Her will read Descendants. Is a child out of wedlock still not a Descendant?

Will's are a person's wishes. They are followed loosely to begin with or not at all if the will does not match the deceased person's financial makeup.

IF someone wants something to go to someone, name the PEOPLE, update your will as your financial situation changes, the end.
 
I think the ruling, although resulting in an unfortunate situation for the young man, is correct. The laws that were in place at the time a will was written should be followed. It is the individual's job to update their will to make sure their wishes are carried out as intended.
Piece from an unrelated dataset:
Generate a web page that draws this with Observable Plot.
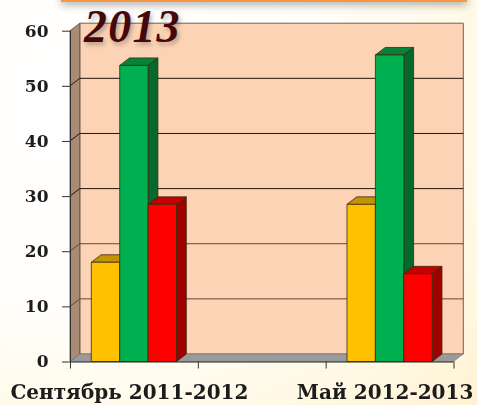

Right now, many people seem to be looking at it only from the viewpoint of this scenario, which is that, since current thinking is more open, the previous law should be discarded in favor of the newer interpretation. But people don't always realize that it could go the other way. There could be a law in the future that limits a certain aspect of distribution of assets. Should a will from before that time have to follow a newer, stricter law that was not in place when the original was made?

Agreed.

Furthermore, since it was law when the will was written, one might assume that the person in question knew her out of wedlock decedents were excluded. When the law changed a year later, her failure to update the will could be seen as desire to leave things the way they were. Distasteful as I might consider it, some people do hold grudges against out of wedlock children, and when it comes to who they leave their money too, that's their right. I haven't seen any evidence that the old law was also in conflict with her wishes.